#### Data segment
══════════════════════════════

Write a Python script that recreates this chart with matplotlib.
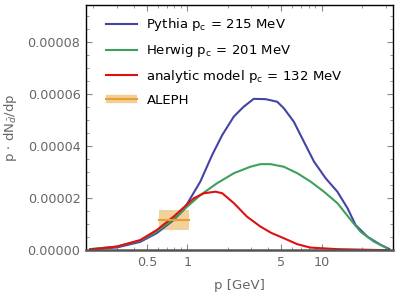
import numpy as np
import matplotlib.pyplot as plt
from matplotlib.lines import Line2D
from matplotlib.ticker import FixedLocator, FuncFormatter

# momentum grid points (GeV) and p*dN/dp values (units of 1e-5)
p_pythia = [0.189, 0.299, 0.446, 0.594, 0.79, 0.938, 1.25, 1.53, 1.82, 2.22, 2.63,
            3.12, 3.82, 4.67, 5.23, 6.21, 7.38, 8.77, 10.7, 13.1, 15.6, 17.9, 21.9,
            27.6, 31.8]
y_pythia = [0.04, 0.115, 0.33, 0.67, 1.17, 1.56, 2.65, 3.67, 4.44, 5.15, 5.53,
            5.83, 5.82, 5.72, 5.47, 4.95, 4.18, 3.42, 2.78, 2.26, 1.62, 0.98, 0.53,
            0.21, 0.06]

p_herwig = [0.189, 0.299, 0.446, 0.594, 0.79, 0.938, 1.25, 1.66, 2.22, 2.95, 3.5,
            4.16, 5.23, 6.59, 8.27, 10.4, 13.1, 16.5, 19.5, 24.5, 30.9]
y_herwig = [0.05, 0.15, 0.38, 0.73, 1.21, 1.56, 2.13, 2.58, 2.97, 3.22, 3.32,
            3.32, 3.22, 2.97, 2.65, 2.26, 1.82, 1.17, 0.72, 0.34, 0.08]

p_model = [0.189, 0.299, 0.446, 0.594, 0.79, 0.938, 1.12, 1.33, 1.62, 1.82, 2.22,
           2.78, 3.5, 4.2, 5.23, 6.59, 8.27, 13.1, 30.9]
y_model = [0.04, 0.15, 0.40, 0.79, 1.30, 1.65, 2.01, 2.20, 2.26, 2.20, 1.82,
           1.30, 0.92, 0.68, 0.47, 0.24, 0.11, 0.05, 0.01]

# ALEPH measurement: momentum bin, central value and error (units of 1e-5)
aleph_bin = [0.62, 1.03]
aleph_val = 1.17
aleph_err = 0.40

labels = [r'Pythia p$_\mathregular{c}$$\mathregular{\,=\,}$215 MeV',
          r'Herwig p$_\mathregular{c}$$\mathregular{\,=\,}$201 MeV',
          r'analytic model p$_\mathregular{c}$$\mathregular{\,=\,}$132 MeV',
          'ALEPH']

c_blue = '#4444a6'
c_green = '#3fa05c'
c_red = '#dd1111'
c_orange = '#e8a030'
c_band = '#eec27a'
grey = '#666666'

scale = 1e-5

fig = plt.figure(figsize=(3.99, 2.95), dpi=100)
ax = fig.add_axes([0.2155, 0.151, 0.7695, 0.832])

ax.plot(p_pythia, np.array(y_pythia) * scale, color=c_blue, lw=1.5)
ax.plot(p_herwig, np.array(y_herwig) * scale, color=c_green, lw=1.5)
ax.plot(p_model, np.array(y_model) * scale, color=c_red, lw=1.5)

ax.fill_between(aleph_bin, (aleph_val - aleph_err) * scale, (aleph_val + aleph_err) * scale,
                color=c_band, alpha=0.75, lw=0)
ax.plot(aleph_bin, [aleph_val * scale] * 2, color=c_orange, lw=1.5)

ax.set_xscale('log')
ax.set_xlim(0.176, 34.0)
ax.set_ylim(0, 9.44e-5)

ax.xaxis.set_major_locator(FixedLocator([0.5, 1, 5, 10]))
ax.xaxis.set_minor_locator(FixedLocator([0.2, 0.3, 0.4, 0.6, 0.7, 0.8, 0.9,
                                         2, 3, 4, 6, 7, 8, 9, 20, 30]))
ax.xaxis.set_major_formatter(FuncFormatter(lambda v, pos: '%g' % v))
ax.xaxis.set_minor_formatter(FuncFormatter(lambda v, pos: ''))
ax.yaxis.set_major_locator(FixedLocator(np.arange(0, 9e-5, 2e-5)))
ax.yaxis.set_minor_locator(FixedLocator(np.arange(0, 9.5e-5, 0.5e-5)))
ax.yaxis.set_major_formatter(FuncFormatter(lambda v, pos: '%.5f' % v))

ax.tick_params(which='both', direction='in', top=True, right=True,
               labelsize=9.2, labelcolor=grey, color='#888888')
ax.tick_params(which='major', length=4, width=0.8, pad=4)
ax.tick_params(which='minor', length=2.2, width=0.6)

for side in ['top', 'right', 'left']:
    ax.spines[side].set_color('black')
    ax.spines[side].set_linewidth(1.0)
ax.spines['bottom'].set_color('#555555')
ax.spines['bottom'].set_linewidth(1.8)

ax.set_xlabel('p [GeV]', fontsize=9.5, color=grey, labelpad=7)
ax.set_ylabel(r'p $\cdot$ dN$_{\bar{d}}$/dp', fontsize=9.5, color=grey, labelpad=6)

handles = [Line2D([], [], color=c_blue, lw=1.5),
           Line2D([], [], color=c_green, lw=1.5),
           Line2D([], [], color=c_red, lw=1.5),
           (Line2D([], [], color=c_band, lw=6, alpha=0.8, solid_capstyle='butt'),
            Line2D([], [], color=c_orange, lw=1.5))]
ax.legend(handles, labels, loc='upper left', bbox_to_anchor=(0.027, 1.003),
          frameon=False, fontsize=9.5, handlelength=2.35, handletextpad=0.7,
          labelspacing=0.68)

fig.savefig('out.png', dpi=100)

══════════════════════════════

#### Instructions for the task
Reproduce the listing word for word and omit its pictures.

#### Written reply
Write a Python script that recreates this chart with matplotlib.
import numpy as np
import matplotlib.pyplot as plt
from matplotlib.lines import Line2D
from matplotlib.ticker import FixedLocator, FuncFormatter

# momentum grid points (GeV) and p*dN/dp values (units of 1e-5)
p_pythia = [0.189, 0.299, 0.446, 0.594, 0.79, 0.938, 1.25, 1.53, 1.82, 2.22, 2.63,
            3.12, 3.82, 4.67, 5.23, 6.21, 7.38, 8.77, 10.7, 13.1, 15.6, 17.9, 21.9,
            27.6, 31.8]
y_pythia = [0.04, 0.115, 0.33, 0.67, 1.17, 1.56, 2.65, 3.67, 4.44, 5.15, 5.53,
            5.83, 5.82, 5.72, 5.47, 4.95, 4.18, 3.42, 2.78, 2.26, 1.62, 0.98, 0.53,
            0.21, 0.06]

p_herwig = [0.189, 0.299, 0.446, 0.594, 0.79, 0.938, 1.25, 1.66, 2.22, 2.95, 3.5,
            4.16, 5.23, 6.59, 8.27, 10.4, 13.1, 16.5, 19.5, 24.5, 30.9]
y_herwig = [0.05, 0.15, 0.38, 0.73, 1.21, 1.56, 2.13, 2.58, 2.97, 3.22, 3.32,
            3.32, 3.22, 2.97, 2.65, 2.26, 1.82, 1.17, 0.72, 0.34, 0.08]

p_model = [0.189, 0.299, 0.446, 0.594, 0.79, 0.938, 1.12, 1.33, 1.62, 1.82, 2.22,
           2.78, 3.5, 4.2, 5.23, 6.59, 8.27, 13.1, 30.9]
y_model = [0.04, 0.15, 0.40, 0.79, 1.30, 1.65, 2.01, 2.20, 2.26, 2.20, 1.82,
           1.30, 0.92, 0.68, 0.47, 0.24, 0.11, 0.05, 0.01]

# ALEPH measurement: momentum bin, central value and error (units of 1e-5)
aleph_bin = [0.62, 1.03]
aleph_val = 1.17
aleph_err = 0.40

labels = [r'Pythia p$_\mathregular{c}$$\mathregular{\,=\,}$215 MeV',
          r'Herwig p$_\mathregular{c}$$\mathregular{\,=\,}$201 MeV',
          r'analytic model p$_\mathregular{c}$$\mathregular{\,=\,}$132 MeV',
          'ALEPH']

c_blue = '#4444a6'
c_green = '#3fa05c'
c_red = '#dd1111'
c_orange = '#e8a030'
c_band = '#eec27a'
grey = '#666666'

scale = 1e-5

fig = plt.figure(figsize=(3.99, 2.95), dpi=100)
ax = fig.add_axes([0.2155, 0.151, 0.7695, 0.832])

ax.plot(p_pythia, np.array(y_pythia) * scale, color=c_blue, lw=1.5)
ax.plot(p_herwig, np.array(y_herwig) * scale, color=c_green, lw=1.5)
ax.plot(p_model, np.array(y_model) * scale, color=c_red, lw=1.5)

ax.fill_between(aleph_bin, (aleph_val - aleph_err) * scale, (aleph_val + aleph_err) * scale,
                color=c_band, alpha=0.75, lw=0)
ax.plot(aleph_bin, [aleph_val * scale] * 2, color=c_orange, lw=1.5)

ax.set_xscale('log')
ax.set_xlim(0.176, 34.0)
ax.set_ylim(0, 9.44e-5)

ax.xaxis.set_major_locator(FixedLocator([0.5, 1, 5, 10]))
ax.xaxis.set_minor_locator(FixedLocator([0.2, 0.3, 0.4, 0.6, 0.7, 0.8, 0.9,
                                         2, 3, 4, 6, 7, 8, 9, 20, 30]))
ax.xaxis.set_major_formatter(FuncFormatter(lambda v, pos: '%g' % v))
ax.xaxis.set_minor_formatter(FuncFormatter(lambda v, pos: ''))
ax.yaxis.set_major_locator(FixedLocator(np.arange(0, 9e-5, 2e-5)))
ax.yaxis.set_minor_locator(FixedLocator(np.arange(0, 9.5e-5, 0.5e-5)))
ax.yaxis.set_major_formatter(FuncFormatter(lambda v, pos: '%.5f' % v))

ax.tick_params(which='both', direction='in', top=True, right=True,
               labelsize=9.2, labelcolor=grey, color='#888888')
ax.tick_params(which='major', length=4, width=0.8, pad=4)
ax.tick_params(which='minor', length=2.2, width=0.6)

for side in ['top', 'right', 'left']:
    ax.spines[side].set_color('black')
    ax.spines[side].set_linewidth(1.0)
ax.spines['bottom'].set_color('#555555')
ax.spines['bottom'].set_linewidth(1.8)

ax.set_xlabel('p [GeV]', fontsize=9.5, color=grey, labelpad=7)
ax.set_ylabel(r'p $\cdot$ dN$_{\bar{d}}$/dp', fontsize=9.5, color=grey, labelpad=6)

handles = [Line2D([], [], color=c_blue, lw=1.5),
           Line2D([], [], color=c_green, lw=1.5),
           Line2D([], [], color=c_red, lw=1.5),
           (Line2D([], [], color=c_band, lw=6, alpha=0.8, solid_capstyle='butt'),
            Line2D([], [], color=c_orange, lw=1.5))]
ax.legend(handles, labels, loc='upper left', bbox_to_anchor=(0.027, 1.003),
          frameon=False, fontsize=9.5, handlelength=2.35, handletextpad=0.7,
          labelspacing=0.68)

fig.savefig('out.png', dpi=100)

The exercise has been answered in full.